▶ SOURCE MATERIAL:
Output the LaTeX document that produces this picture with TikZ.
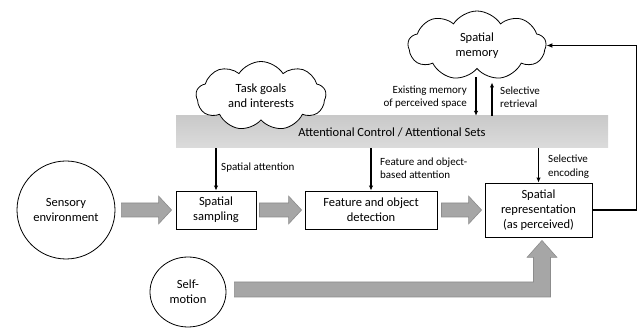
\documentclass[tikz,border=0pt]{standalone}
\usepackage{fontspec}
\setmainfont{Carlito}
\usetikzlibrary{shapes.symbols,shapes.geometric,arrows.meta,calc}
\newcommand{\fatarrow}[2]{%
  \draw[bigarrow] let \p1=(#1), \p2=(#2) in
    (\x1,\y1-7pt) -- (\x2-13pt,\y1-7pt) -- (\x2-13pt,\y1-14pt) -- (\x2,\y1)
    -- (\x2-13pt,\y1+14pt) -- (\x2-13pt,\y1+7pt) -- (\x1,\y1+7pt) -- cycle;}
\begin{document}
\begin{tikzpicture}[x=1pt,y=-1pt,
  nodetxt/.style={font=\fontsize{12.5}{15}\selectfont, align=center},
  lbl/.style={font=\fontsize{11}{13.5}\selectfont, inner sep=0pt},
  box/.style={draw, line width=0.9pt, nodetxt, inner sep=0pt},
  circ/.style={draw, circle, line width=0.8pt, nodetxt, inner sep=0pt},
  cloudnode/.style={draw, cloud, cloud puffs=9, cloud puff arc=115, cloud ignores aspect, line width=0.8pt, fill=white, inner sep=0pt},
  ctl/.style={-{Latex[length=5pt,width=4.5pt]}, line width=1.1pt},
  bigarrow/.style={fill=gray!70, draw=gray!90, line width=0.6pt}
]
\useasboundingbox (0,0) rectangle (638,331);

% attentional bar
\node[top color=gray!42, bottom color=gray!28, draw=none, minimum width=432pt, minimum height=32pt, inner sep=0pt, nodetxt] (bar) at (392,132) {Attentional Control / Attentional Sets};

% clouds
\node[cloudnode, minimum width=130pt, minimum height=69pt,
  label={[nodetxt]center:Task goals\\and interests}] (task) at (261,96) {};
\node[cloudnode, minimum width=138pt, minimum height=69pt,
  label={[nodetxt]center:Spatial\\memory}] (mem) at (477,45.5) {};

% main nodes
\node[circ, minimum size=98pt] (sens) at (66,210) {Sensory\\environment};
\node[box, minimum width=80pt, minimum height=38pt] (samp) at (216,210) {Spatial\\sampling};
\node[box, minimum width=132pt, minimum height=38pt] (feat) at (371,210) {Feature and object\\detection};
\node[box, minimum width=107pt, minimum height=54pt] (rep) at (538.5,210) {Spatial\\representation\\(as perceived)};
\node[draw, ellipse, line width=0.8pt, nodetxt, inner sep=0pt, minimum width=76pt, minimum height=70pt] (self) at (188,292) {Self-\\motion};

% gray process arrows
\fatarrow{$(sens.east)+(6,0)$}{$(samp.west)+(-4,0)$}
\fatarrow{$(samp.east)+(3,0)$}{$(feat.west)+(-3,0)$}
\fatarrow{$(feat.east)+(4,0)$}{$(rep.west)+(-3,0)$}
\draw[bigarrow] let \p1=(self.east), \p2=(rep.south) in
  (\x1+8pt,\y1+10pt) -- (\x2-5pt,\y1+10pt) -- (\x2-5pt,\y2-20pt) -- (\x2-11.5pt,\y2-20pt)
  -- (\x2+3.5pt,\y2-3pt) -- (\x2+18.5pt,\y2-20pt) -- (\x2+12pt,\y2-20pt)
  -- (\x2+12pt,\y1-5pt) -- (\x1+8pt,\y1-5pt) -- cycle;

% control arrows
\draw[ctl] (bar.south -| samp.north) -- (samp.north);
\draw[ctl] (bar.south -| feat.north) -- (feat.north);
\draw[ctl] (bar.south -| rep.north) -- (rep.north);
\coordinate (mdown) at ($(mem.center)+(-1,32)$);
\coordinate (mup) at ($(mem.center)+(15,37)$);
\draw[ctl] (mdown) -- (mdown |- bar.north);
\draw[ctl] (mup |- bar.north) -- (mup);

% loop back to memory
\draw[-{Latex[length=6pt,width=5pt]}, line width=1.8pt] (rep.east) -- ++(44,0) |- (mem.east);

% labels
\node[lbl, anchor=west, align=left] (la) at (221,168) {Spatial attention};
\node[lbl, anchor=west, align=left] (lb) at (380,168) {Feature and object-\\based attention};
\node[lbl, anchor=west, align=left] (lc) at (548,166.5) {Selective\\encoding};
\node[lbl, anchor=east, align=right] (ld) at (467,97) {Existing memory\\of perceived space};
\node[lbl, anchor=west, align=left] (le) at (500,97) {Selective\\retrieval};
\end{tikzpicture}
\end{document}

▶ WHAT IS BEING ASKED:
Only the lines from the start of the material through the line containing "(mem) at (477,45.5)" should be transcribed. Pictures stay out.

▶ FINISHED EXERCISE:
Output the LaTeX document that produces this picture with TikZ.
\documentclass[tikz,border=0pt]{standalone}
\usepackage{fontspec}
\setmainfont{Carlito}
\usetikzlibrary{shapes.symbols,shapes.geometric,arrows.meta,calc}
\newcommand{\fatarrow}[2]{%
  \draw[bigarrow] let \p1=(#1), \p2=(#2) in
    (\x1,\y1-7pt) -- (\x2-13pt,\y1-7pt) -- (\x2-13pt,\y1-14pt) -- (\x2,\y1)
    -- (\x2-13pt,\y1+14pt) -- (\x2-13pt,\y1+7pt) -- (\x1,\y1+7pt) -- cycle;}
\begin{document}
\begin{tikzpicture}[x=1pt,y=-1pt,
  nodetxt/.style={font=\fontsize{12.5}{15}\selectfont, align=center},
  lbl/.style={font=\fontsize{11}{13.5}\selectfont, inner sep=0pt},
  box/.style={draw, line width=0.9pt, nodetxt, inner sep=0pt},
  circ/.style={draw, circle, line width=0.8pt, nodetxt, inner sep=0pt},
  cloudnode/.style={draw, cloud, cloud puffs=9, cloud puff arc=115, cloud ignores aspect, line width=0.8pt, fill=white, inner sep=0pt},
  ctl/.style={-{Latex[length=5pt,width=4.5pt]}, line width=1.1pt},
  bigarrow/.style={fill=gray!70, draw=gray!90, line width=0.6pt}
]
\useasboundingbox (0,0) rectangle (638,331);

% attentional bar
\node[top color=gray!42, bottom color=gray!28, draw=none, minimum width=432pt, minimum height=32pt, inner sep=0pt, nodetxt] (bar) at (392,132) {Attentional Control / Attentional Sets};

% clouds
\node[cloudnode, minimum width=130pt, minimum height=69pt,
  label={[nodetxt]center:Task goals\\and interests}] (task) at (261,96) {};
\node[cloudnode, minimum width=138pt, minimum height=69pt,
  label={[nodetxt]center:Spatial\\memory}] (mem) at (477,45.5) {};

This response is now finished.